_Exercise task_
Quote all of the data that follows exactly as written, skipping the images.

_Collected material_
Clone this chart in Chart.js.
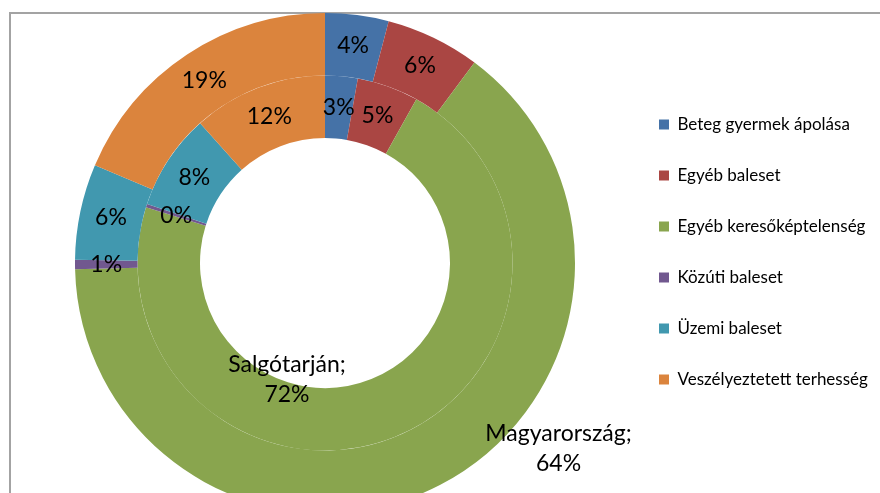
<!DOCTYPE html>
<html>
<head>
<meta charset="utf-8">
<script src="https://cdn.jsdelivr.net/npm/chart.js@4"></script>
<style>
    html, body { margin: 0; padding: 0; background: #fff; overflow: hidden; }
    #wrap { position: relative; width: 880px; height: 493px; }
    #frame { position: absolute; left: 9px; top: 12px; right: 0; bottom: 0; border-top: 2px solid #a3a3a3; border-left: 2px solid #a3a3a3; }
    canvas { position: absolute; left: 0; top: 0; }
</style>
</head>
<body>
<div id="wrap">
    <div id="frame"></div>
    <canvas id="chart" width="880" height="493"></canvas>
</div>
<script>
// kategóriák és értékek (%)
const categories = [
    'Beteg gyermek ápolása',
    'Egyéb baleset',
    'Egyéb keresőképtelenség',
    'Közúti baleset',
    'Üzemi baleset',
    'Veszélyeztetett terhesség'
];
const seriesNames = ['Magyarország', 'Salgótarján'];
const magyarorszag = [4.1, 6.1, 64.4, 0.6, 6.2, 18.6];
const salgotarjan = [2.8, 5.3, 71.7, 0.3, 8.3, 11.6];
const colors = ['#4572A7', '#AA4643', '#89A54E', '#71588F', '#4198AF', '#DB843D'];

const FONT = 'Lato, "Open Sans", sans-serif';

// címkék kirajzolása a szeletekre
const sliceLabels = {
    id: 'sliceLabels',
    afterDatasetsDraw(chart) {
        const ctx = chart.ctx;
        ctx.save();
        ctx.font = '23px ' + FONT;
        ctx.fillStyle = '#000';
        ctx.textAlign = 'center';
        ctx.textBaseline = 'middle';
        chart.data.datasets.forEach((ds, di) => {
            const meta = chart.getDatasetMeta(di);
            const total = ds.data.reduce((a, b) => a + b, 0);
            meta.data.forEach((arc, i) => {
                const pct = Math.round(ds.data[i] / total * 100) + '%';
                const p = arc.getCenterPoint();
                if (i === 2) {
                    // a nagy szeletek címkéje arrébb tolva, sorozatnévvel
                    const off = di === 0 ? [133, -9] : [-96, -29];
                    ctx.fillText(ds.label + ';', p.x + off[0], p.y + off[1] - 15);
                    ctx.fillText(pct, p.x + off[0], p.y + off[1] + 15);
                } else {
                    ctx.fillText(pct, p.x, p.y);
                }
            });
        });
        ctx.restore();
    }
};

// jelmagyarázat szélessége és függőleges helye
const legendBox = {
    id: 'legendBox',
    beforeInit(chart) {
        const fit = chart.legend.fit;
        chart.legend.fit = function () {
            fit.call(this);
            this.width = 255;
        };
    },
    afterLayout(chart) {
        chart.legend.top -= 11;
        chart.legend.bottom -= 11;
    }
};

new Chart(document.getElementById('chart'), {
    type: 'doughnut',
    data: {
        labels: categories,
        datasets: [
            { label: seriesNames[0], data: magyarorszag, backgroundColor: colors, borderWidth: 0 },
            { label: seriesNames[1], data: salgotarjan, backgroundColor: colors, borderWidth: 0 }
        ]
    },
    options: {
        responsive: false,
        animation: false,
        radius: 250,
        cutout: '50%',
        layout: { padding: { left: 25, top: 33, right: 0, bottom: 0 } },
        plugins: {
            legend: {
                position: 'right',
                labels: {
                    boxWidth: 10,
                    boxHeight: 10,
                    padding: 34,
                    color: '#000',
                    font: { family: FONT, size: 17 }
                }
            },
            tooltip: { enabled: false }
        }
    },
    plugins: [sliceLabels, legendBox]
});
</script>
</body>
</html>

_Exercise output_
Clone this chart in Chart.js.
<!DOCTYPE html>
<html>
<head>
<meta charset="utf-8">
<script src="https://cdn.jsdelivr.net/npm/chart.js@4"></script>
<style>
    html, body { margin: 0; padding: 0; background: #fff; overflow: hidden; }
    #wrap { position: relative; width: 880px; height: 493px; }
    #frame { position: absolute; left: 9px; top: 12px; right: 0; bottom: 0; border-top: 2px solid #a3a3a3; border-left: 2px solid #a3a3a3; }
    canvas { position: absolute; left: 0; top: 0; }
</style>
</head>
<body>
<div id="wrap">
    <div id="frame"></div>
    <canvas id="chart" width="880" height="493"></canvas>
</div>
<script>
// kategóriák és értékek (%)
const categories = [
    'Beteg gyermek ápolása',
    'Egyéb baleset',
    'Egyéb keresőképtelenség',
    'Közúti baleset',
    'Üzemi baleset',
    'Veszélyeztetett terhesség'
];
const seriesNames = ['Magyarország', 'Salgótarján'];
const magyarorszag = [4.1, 6.1, 64.4, 0.6, 6.2, 18.6];
const salgotarjan = [2.8, 5.3, 71.7, 0.3, 8.3, 11.6];
const colors = ['#4572A7', '#AA4643', '#89A54E', '#71588F', '#4198AF', '#DB843D'];

const FONT = 'Lato, "Open Sans", sans-serif';

// címkék kirajzolása a szeletekre
const sliceLabels = {
    id: 'sliceLabels',
    afterDatasetsDraw(chart) {
        const ctx = chart.ctx;
        ctx.save();
        ctx.font = '23px ' + FONT;
        ctx.fillStyle = '#000';
        ctx.textAlign = 'center';
        ctx.textBaseline = 'middle';
        chart.data.datasets.forEach((ds, di) => {
            const meta = chart.getDatasetMeta(di);
            const total = ds.data.reduce((a, b) => a + b, 0);
            meta.data.forEach((arc, i) => {
                const pct = Math.round(ds.data[i] / total * 100) + '%';
                const p = arc.getCenterPoint();
                if (i === 2) {
                    // a nagy szeletek címkéje arrébb tolva, sorozatnévvel
                    const off = di === 0 ? [133, -9] : [-96, -29];
                    ctx.fillText(ds.label + ';', p.x + off[0], p.y + off[1] - 15);
                    ctx.fillText(pct, p.x + off[0], p.y + off[1] + 15);
                } else {
                    ctx.fillText(pct, p.x, p.y);
                }
            });
        });
        ctx.restore();
    }
};

// jelmagyarázat szélessége és függőleges helye
const legendBox = {
    id: 'legendBox',
    beforeInit(chart) {
        const fit = chart.legend.fit;
        chart.legend.fit = function () {
            fit.call(this);
            this.width = 255;
        };
    },
    afterLayout(chart) {
        chart.legend.top -= 11;
        chart.legend.bottom -= 11;
    }
};

new Chart(document.getElementById('chart'), {
    type: 'doughnut',
    data: {
        labels: categories,
        datasets: [
            { label: seriesNames[0], data: magyarorszag, backgroundColor: colors, borderWidth: 0 },
            { label: seriesNames[1], data: salgotarjan, backgroundColor: colors, borderWidth: 0 }
        ]
    },
    options: {
        responsive: false,
        animation: false,
        radius: 250,
        cutout: '50%',
        layout: { padding: { left: 25, top: 33, right: 0, bottom: 0 } },
        plugins: {
            legend: {
                position: 'right',
                labels: {
                    boxWidth: 10,
                    boxHeight: 10,
                    padding: 34,
                    color: '#000',
                    font: { family: FONT, size: 17 }
                }
            },
            tooltip: { enabled: false }
        }
    },
    plugins: [sliceLabels, legendBox]
});
</script>
</body>
</html>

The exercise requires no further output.